In mononuclear metallocenes the bending of substituents attached to the rings serves to prevent steric hindrance; however, the radius of a methyl group is only 2.0 Å and therefore the bending in decamethyldizincocene does not serve this purpose since the distance between the two rings is much greater than this value. It is believed that in the case of decamethyldizincocene the bending of the methyl groups attached to the cyclopentadienyl ligands is preferential because it concentrates the electron density away from the central, positively charged metal atoms.
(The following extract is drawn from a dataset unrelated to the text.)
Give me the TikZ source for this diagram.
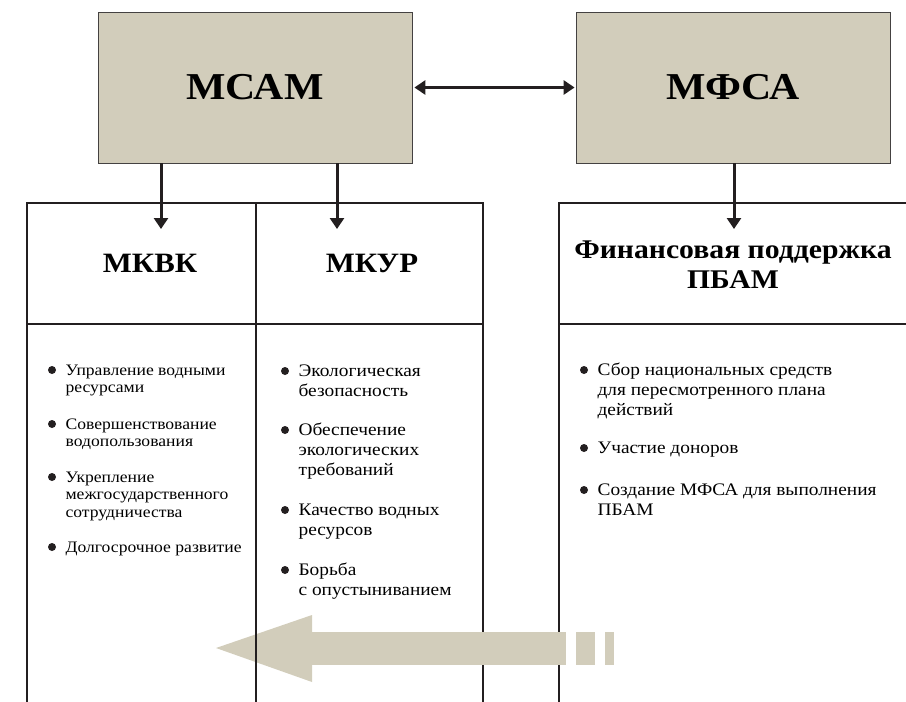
\documentclass[tikz,border=0pt]{standalone}
\usepackage{fontspec}
\setmainfont[FakeStretch=1.1]{Liberation Serif}
\usetikzlibrary{arrows.meta,positioning}
\definecolor{sand}{RGB}{210,205,187}
\definecolor{ink}{RGB}{35,31,32}

\newcommand{\punkt}[4][item]{%
    \node[#1] (#2) at (#3) {\begin{tabular}[t]{@{}l@{}}#4\end{tabular}};
    \fill[ink] ([xshift=-13pt,yshift=5pt]#2.base west) circle (4pt);}

\begin{document}
\begin{tikzpicture}[x=1pt,y=-1pt,line width=1.2pt]
    \tikzstyle{org}=[rectangle, draw=ink!85, line width=0.8pt, fill=sand, minimum width=314pt, minimum height=151pt, font=\fontsize{38}{40}\selectfont\bfseries]
    \tikzstyle{head}=[align=center, font=\fontsize{28}{30}\selectfont\bfseries]
    \tikzstyle{item}=[anchor=base west, inner sep=0pt, font=\fontsize{16}{17.8}\selectfont]
    \tikzstyle{bigitem}=[item, font=\fontsize{17.6}{20}\selectfont]
    \tikzstyle{link}=[draw=ink, line width=3pt, -{Triangle[length=11pt,width=14pt]}]

    \useasboundingbox (0,0) rectangle (906,702);

    \node[org] (mcam) at (255,87.5) {МСАМ};
    \node[org] (mfsa) at (733,87.5) {МФСА};

    % arrow head under the grid
    \fill[sand] (216,648) -- (312,615) -- (312,682) -- cycle;

    \draw[ink] (27,702) -- (27,203) -- (483,203) -- (483,702);
    \draw[ink] (256,203) -- (256,702);
    \draw[ink] (27,324) -- (483,324);
    \draw[ink] (906,203) -- (559,203) -- (559,702);
    \draw[ink] (559,324) -- (906,324);

    % shaft and broken tail
    \fill[sand] (311,632) rectangle (566,665);
    \fill[sand] (576,632) rectangle (595,665);
    \fill[sand] (605,632) rectangle (614,665);

    \node[head] (mkvk) at (150,263) {МКВК};
    \node[head] (mkur) at (372,263) {МКУР};
    \node[head, font=\fontsize{27}{30}\selectfont\bfseries] (fin) at (733,265) {Финансовая поддержка\\ПБАМ};

    \coordinate (kvkin) at (161,229);
    \coordinate (kurin) at (337,229);
    \coordinate (finin) at (734,229);
    \draw[link] (mcam.south -| kvkin) -- (kvkin);
    \draw[link] (mcam.south -| kurin) -- (kurin);
    \draw[link] (mfsa.south -| finin) -- (finin);
    \draw[link, {Triangle[length=11pt,width=14pt]}-{Triangle[length=11pt,width=14pt]}, shorten <=2pt, shorten >=1pt] (mcam.east) -- (mfsa.west);

    \punkt{kvka}{65,375}{Управление водными\\ресурсами}
    \punkt{kvkb}{65,429}{Совершенствование\\водопользования}
    \punkt{kvkc}{65,482}{Укрепление\\межгосударственного\\сотрудничества}
    \punkt{kvkd}{65,552}{Долгосрочное развитие}

    \punkt[bigitem]{kura}{298,376}{Экологическая\\безопасность}
    \punkt[bigitem]{kurb}{298,435}{Обеспечение\\экологических\\требований}
    \punkt[bigitem]{kurc}{298,515}{Качество водных\\ресурсов}
    \punkt[bigitem]{kurd}{298,575}{Борьба\\с опустыниванием}

    \punkt[bigitem]{fina}{597,375}{Сбор национальных средств\\для пересмотренного плана\\действий}
    \punkt[bigitem]{finb}{597,453}{Участие доноров}
    \punkt[bigitem]{finc}{597,495}{Создание МФСА для выполнения\\ПБАМ}
\end{tikzpicture}
\end{document}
The separation between each Zn atom and the center of the cyclopentadienyl ring attached to it is approximately 2.04 Å and the Zn-C(ring) distances range from 2.27 to 2.30 Å. The Zn-Zn bond distance is 2.305 Å, which indicates considerably strong bonding between the two zinc atoms. This can be compared to the known [Hg-Hg]^{2+} bond length of 2.5 to 2.7 Å. Two separate types of structures for dimetallocenes have been hypothesized including a coaxial structure (which is the structure of decamethyldizincocene) and a perpendicular structure in which the metal-metal bond axis is parallel to the plane of the cyclopentadienyl ligands (which is predicted to be the structure for dicuprocenes). The compound addressed in this paper is essentially linear with Zn-Zn bond angles of approximately 177°:

===Absence of bridging ligands===
^{1}H NMR and mass spectrometry studies have been useful in proving that decamethyldizincocene does not include bridging ligands. This study is important considering that the complex previously hypothesized to be Co_{2}(η^{5}-C_{5}Me_{5})_{2} was later found using ^{1}H NMR and mass spectrometry data to be supported by three bridging hydrogens. The ^{1}H NMR of decamethyldizincocene shows only one signal at δ 2.02 due to the hydrogens attached to the methyl groups on the cyclopentadienyl ligands.

===Electronic structure and bonding characteristics===
Decamethyldizincocene has an accumulation of electron density between the two zinc atoms, which indicates bonding. This bond has a predicted dissociation energy of 62 kcal·mol^{−1} and is approximately as strong as those found among metal-halide bonds. NBO (Natural Bond Order) analysis has indicated that sigma bonding occurs between the 4s orbitals of the central metal atoms with a bonding orbital occupancy of 1.9445.9 Using fragment molecular orbital analysis (FMOA) it has been found that there is one principal molecular orbital that participates in the Zn-Zn bonding with approximately 88% bonding character concentrated between the Zn atoms.